→ **STATED TASK**: Take every line from the first down to the line with "from matplotlib.lines import Line2D" and set it down exactly, without the pictures.

→ **DATA LINES**:
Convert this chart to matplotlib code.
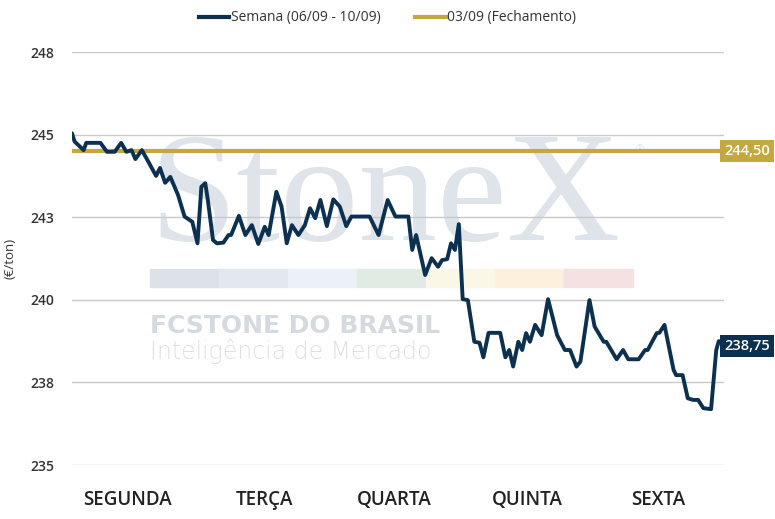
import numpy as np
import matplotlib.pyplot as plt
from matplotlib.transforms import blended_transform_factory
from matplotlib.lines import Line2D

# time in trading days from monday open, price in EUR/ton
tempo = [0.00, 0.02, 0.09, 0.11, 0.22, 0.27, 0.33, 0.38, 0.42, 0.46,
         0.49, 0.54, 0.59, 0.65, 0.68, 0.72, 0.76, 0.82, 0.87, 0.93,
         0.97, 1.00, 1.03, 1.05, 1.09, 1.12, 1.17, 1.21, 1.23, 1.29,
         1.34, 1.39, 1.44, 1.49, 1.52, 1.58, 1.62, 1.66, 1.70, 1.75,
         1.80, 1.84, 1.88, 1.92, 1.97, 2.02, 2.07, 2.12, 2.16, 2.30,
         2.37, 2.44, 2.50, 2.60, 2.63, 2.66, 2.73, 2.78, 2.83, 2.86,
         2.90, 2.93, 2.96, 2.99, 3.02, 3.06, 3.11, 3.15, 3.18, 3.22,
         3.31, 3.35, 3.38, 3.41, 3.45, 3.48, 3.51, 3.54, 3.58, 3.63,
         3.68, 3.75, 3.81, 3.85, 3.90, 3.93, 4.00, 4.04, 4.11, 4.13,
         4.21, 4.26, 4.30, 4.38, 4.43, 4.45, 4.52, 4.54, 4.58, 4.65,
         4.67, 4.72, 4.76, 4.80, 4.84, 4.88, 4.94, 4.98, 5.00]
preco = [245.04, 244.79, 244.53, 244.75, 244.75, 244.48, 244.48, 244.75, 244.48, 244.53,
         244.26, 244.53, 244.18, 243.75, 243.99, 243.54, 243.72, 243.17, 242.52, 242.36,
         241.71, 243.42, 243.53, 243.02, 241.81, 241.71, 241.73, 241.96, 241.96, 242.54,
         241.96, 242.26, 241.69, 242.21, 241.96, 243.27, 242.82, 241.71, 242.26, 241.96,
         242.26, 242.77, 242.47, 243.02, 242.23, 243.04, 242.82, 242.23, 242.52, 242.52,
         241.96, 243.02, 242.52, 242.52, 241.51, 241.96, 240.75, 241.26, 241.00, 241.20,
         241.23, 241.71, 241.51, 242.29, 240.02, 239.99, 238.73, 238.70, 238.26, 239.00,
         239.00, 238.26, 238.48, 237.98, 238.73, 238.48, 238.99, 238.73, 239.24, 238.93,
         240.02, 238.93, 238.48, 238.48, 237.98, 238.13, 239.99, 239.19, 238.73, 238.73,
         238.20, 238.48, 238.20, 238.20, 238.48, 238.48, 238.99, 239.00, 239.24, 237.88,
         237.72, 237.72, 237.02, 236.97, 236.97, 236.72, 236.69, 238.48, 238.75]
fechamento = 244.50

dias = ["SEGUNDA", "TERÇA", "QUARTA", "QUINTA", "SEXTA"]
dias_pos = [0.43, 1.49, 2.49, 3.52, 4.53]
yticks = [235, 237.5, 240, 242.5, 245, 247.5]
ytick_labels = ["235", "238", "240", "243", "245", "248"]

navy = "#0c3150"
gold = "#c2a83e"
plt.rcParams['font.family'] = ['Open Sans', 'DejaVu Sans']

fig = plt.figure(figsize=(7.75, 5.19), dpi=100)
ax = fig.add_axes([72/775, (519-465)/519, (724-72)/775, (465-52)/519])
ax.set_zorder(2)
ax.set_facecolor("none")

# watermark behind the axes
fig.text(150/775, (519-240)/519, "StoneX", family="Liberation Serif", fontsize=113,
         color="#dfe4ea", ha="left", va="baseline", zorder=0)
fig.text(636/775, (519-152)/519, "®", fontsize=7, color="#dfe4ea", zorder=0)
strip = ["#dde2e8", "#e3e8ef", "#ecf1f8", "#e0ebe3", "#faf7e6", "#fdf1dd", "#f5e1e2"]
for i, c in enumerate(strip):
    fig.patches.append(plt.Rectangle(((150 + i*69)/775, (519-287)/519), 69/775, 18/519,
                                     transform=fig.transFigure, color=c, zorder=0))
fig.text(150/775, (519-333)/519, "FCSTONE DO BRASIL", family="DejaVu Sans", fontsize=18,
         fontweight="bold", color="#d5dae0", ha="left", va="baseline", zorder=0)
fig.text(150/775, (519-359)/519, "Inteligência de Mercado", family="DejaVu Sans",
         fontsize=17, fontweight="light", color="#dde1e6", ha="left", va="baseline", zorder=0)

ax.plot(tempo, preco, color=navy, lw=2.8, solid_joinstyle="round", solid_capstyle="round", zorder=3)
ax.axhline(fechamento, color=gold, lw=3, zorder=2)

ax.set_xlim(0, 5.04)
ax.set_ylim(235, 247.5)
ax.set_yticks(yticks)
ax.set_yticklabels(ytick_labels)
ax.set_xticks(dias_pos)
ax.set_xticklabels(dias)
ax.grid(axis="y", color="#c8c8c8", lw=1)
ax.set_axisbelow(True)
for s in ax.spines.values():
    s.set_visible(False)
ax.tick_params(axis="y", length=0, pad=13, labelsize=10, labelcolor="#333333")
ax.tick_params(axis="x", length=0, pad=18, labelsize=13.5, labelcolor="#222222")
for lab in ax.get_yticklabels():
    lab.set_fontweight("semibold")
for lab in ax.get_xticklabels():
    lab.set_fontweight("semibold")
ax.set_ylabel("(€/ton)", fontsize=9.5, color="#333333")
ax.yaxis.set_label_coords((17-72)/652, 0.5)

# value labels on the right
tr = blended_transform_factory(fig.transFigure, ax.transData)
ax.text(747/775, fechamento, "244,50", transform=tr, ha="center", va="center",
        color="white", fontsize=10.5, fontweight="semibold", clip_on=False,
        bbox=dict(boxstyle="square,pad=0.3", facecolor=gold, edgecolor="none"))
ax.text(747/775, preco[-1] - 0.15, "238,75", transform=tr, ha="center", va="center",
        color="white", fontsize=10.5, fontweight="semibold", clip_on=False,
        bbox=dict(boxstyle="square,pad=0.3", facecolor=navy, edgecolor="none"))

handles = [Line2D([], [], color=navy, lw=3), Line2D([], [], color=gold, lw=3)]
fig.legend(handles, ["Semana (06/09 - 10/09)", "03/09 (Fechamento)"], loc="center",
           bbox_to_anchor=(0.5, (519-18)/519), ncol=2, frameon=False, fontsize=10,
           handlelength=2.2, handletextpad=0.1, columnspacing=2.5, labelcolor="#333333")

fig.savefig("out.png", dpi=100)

→ **COMPLETED TASK**:
Convert this chart to matplotlib code.
import numpy as np
import matplotlib.pyplot as plt
from matplotlib.transforms import blended_transform_factory
from matplotlib.lines import Line2D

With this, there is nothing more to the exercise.